— Task brief —
Locate the string "chart" in the records below. Copy every line where it occurs.

— Information shown —
===============

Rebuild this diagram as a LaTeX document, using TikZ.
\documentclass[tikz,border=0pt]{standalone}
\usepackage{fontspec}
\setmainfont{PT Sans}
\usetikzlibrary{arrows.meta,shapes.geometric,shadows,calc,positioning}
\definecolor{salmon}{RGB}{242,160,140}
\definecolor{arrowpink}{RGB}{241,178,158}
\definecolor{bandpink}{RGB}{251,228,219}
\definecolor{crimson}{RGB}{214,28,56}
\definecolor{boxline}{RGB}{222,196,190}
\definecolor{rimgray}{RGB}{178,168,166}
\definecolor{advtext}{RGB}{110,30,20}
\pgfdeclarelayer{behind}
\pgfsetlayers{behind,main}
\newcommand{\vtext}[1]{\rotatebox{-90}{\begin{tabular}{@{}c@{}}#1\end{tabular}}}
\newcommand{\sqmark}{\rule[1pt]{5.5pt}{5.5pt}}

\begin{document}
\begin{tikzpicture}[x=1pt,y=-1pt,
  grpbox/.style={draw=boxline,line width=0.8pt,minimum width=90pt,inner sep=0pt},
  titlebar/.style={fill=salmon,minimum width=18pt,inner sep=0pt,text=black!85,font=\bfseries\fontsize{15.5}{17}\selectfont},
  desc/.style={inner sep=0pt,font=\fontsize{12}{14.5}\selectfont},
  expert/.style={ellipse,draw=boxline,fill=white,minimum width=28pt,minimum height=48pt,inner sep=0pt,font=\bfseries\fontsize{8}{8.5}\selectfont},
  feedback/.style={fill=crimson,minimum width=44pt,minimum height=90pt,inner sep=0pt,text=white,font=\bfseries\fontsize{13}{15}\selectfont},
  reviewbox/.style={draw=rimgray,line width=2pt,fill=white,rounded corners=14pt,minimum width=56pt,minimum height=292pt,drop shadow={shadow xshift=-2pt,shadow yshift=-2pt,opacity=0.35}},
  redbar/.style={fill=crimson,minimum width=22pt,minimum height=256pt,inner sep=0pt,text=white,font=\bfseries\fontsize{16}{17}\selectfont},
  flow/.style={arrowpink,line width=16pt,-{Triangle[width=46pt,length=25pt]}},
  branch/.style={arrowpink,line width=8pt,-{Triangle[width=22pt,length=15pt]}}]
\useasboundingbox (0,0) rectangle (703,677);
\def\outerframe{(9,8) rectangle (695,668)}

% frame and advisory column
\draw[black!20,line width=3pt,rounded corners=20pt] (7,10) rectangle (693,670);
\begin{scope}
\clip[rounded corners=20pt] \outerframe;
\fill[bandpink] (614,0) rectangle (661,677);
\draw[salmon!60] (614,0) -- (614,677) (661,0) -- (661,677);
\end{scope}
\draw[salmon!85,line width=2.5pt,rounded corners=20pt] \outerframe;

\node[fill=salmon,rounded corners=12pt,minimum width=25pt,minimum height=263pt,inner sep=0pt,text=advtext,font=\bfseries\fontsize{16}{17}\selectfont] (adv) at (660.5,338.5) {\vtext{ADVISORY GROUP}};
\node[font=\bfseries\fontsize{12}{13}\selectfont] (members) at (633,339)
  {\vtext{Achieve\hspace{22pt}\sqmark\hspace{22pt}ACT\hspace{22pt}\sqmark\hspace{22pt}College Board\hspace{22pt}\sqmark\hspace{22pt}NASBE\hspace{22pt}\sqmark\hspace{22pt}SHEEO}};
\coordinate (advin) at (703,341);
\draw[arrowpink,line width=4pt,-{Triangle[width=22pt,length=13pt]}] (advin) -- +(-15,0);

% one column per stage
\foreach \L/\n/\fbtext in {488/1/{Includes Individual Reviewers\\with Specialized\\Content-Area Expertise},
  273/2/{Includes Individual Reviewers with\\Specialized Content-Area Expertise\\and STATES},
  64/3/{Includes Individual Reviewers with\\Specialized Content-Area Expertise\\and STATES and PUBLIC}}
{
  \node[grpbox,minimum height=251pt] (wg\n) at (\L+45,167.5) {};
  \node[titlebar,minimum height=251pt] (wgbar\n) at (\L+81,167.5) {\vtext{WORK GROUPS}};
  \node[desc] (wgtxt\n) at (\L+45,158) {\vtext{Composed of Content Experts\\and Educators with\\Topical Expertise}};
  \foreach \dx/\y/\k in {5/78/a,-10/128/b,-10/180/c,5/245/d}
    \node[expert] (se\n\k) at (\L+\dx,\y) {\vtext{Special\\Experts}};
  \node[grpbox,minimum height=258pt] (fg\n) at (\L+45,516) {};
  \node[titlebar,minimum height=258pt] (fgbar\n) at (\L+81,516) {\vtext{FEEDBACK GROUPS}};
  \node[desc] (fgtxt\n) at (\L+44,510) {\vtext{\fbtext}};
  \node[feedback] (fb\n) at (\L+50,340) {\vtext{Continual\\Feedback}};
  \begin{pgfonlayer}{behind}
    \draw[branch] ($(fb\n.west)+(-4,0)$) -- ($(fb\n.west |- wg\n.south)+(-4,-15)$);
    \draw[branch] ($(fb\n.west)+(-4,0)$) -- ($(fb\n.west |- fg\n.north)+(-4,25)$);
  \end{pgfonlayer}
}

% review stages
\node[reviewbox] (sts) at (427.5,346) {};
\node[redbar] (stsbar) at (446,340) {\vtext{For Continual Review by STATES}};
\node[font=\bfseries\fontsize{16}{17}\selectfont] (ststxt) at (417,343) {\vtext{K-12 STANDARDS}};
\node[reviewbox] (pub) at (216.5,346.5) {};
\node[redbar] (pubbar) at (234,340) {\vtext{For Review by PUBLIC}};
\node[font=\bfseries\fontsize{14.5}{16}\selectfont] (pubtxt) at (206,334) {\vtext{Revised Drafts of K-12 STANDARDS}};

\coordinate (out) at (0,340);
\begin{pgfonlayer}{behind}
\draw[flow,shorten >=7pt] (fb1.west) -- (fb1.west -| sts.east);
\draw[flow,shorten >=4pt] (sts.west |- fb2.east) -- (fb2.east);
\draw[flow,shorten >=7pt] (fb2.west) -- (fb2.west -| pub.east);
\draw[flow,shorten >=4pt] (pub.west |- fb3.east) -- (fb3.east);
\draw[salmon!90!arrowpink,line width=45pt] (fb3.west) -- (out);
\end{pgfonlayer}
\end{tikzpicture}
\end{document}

===============

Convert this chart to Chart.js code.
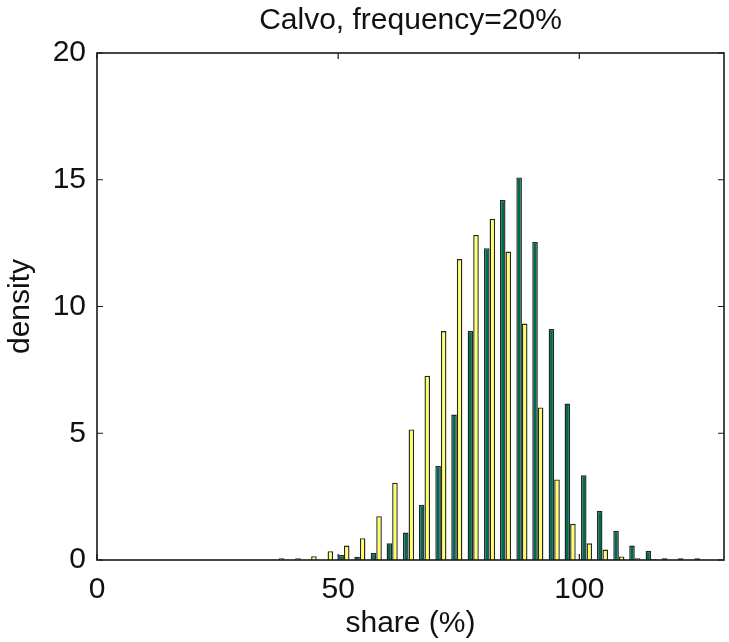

===============

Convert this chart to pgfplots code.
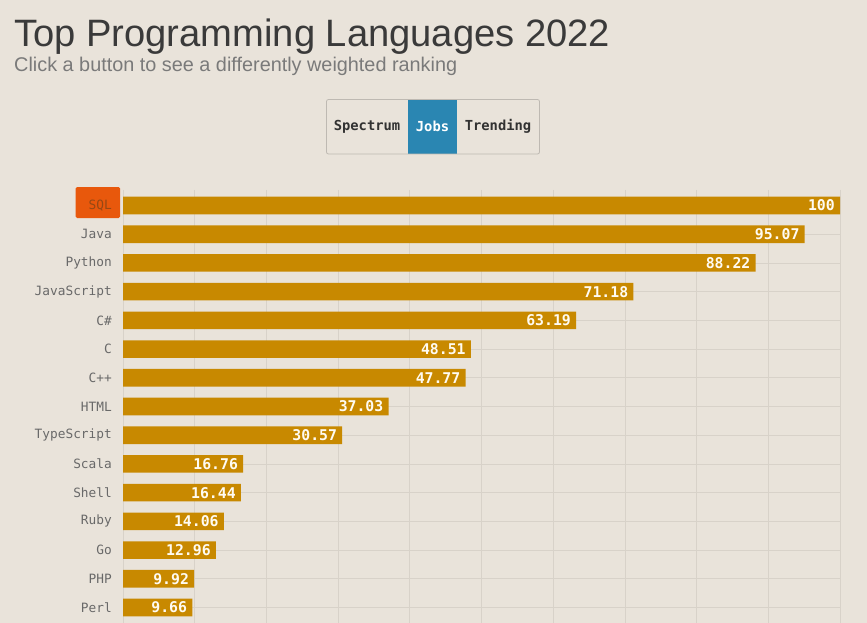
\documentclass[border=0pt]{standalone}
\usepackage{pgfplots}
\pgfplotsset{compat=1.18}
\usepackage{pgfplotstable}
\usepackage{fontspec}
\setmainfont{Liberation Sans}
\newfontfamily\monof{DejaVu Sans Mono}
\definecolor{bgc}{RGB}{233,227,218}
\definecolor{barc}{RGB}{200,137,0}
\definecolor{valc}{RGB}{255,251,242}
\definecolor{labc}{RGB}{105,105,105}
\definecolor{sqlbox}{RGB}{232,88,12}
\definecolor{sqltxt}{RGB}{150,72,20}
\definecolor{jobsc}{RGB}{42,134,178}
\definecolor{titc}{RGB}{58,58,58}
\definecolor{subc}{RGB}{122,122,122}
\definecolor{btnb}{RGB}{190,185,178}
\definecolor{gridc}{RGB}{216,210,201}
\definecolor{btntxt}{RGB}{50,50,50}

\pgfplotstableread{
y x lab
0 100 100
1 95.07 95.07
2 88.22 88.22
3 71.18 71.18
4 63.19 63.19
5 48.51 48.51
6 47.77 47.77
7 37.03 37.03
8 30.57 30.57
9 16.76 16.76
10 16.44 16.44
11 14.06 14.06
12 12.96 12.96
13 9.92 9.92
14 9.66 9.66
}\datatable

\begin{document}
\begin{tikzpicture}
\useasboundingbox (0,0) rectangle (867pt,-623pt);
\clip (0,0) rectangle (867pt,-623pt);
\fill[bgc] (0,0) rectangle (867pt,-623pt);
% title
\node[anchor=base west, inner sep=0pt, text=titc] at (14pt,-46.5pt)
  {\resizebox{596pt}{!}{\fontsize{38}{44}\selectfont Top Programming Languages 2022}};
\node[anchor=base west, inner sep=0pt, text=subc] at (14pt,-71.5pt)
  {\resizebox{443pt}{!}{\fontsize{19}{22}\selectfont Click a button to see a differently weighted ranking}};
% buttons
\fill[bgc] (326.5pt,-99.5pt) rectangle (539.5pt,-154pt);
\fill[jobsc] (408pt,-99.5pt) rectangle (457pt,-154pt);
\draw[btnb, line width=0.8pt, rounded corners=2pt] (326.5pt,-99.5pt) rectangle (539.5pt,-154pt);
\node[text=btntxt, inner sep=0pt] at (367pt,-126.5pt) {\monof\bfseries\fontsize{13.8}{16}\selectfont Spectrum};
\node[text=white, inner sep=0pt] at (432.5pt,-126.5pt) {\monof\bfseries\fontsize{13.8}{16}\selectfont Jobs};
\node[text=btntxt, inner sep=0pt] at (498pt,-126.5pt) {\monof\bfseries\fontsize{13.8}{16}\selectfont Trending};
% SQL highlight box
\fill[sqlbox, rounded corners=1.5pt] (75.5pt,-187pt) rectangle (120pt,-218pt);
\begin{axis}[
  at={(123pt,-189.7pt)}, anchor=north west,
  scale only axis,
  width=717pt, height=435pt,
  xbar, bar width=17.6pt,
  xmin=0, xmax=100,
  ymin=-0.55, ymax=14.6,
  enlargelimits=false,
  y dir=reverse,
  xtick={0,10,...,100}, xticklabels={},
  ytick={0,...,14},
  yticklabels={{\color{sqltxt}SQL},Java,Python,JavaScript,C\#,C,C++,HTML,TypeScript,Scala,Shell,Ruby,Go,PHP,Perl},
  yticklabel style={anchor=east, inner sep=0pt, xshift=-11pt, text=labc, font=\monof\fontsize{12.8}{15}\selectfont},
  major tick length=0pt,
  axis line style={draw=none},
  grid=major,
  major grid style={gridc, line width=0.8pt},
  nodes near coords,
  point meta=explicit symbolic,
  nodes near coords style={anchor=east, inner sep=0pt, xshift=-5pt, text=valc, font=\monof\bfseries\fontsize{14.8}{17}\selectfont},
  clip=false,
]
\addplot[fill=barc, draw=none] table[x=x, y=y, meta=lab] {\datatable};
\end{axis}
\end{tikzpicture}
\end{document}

===============

— Solution to this exercise —
Convert this chart to Chart.js code.
Convert this chart to pgfplots code.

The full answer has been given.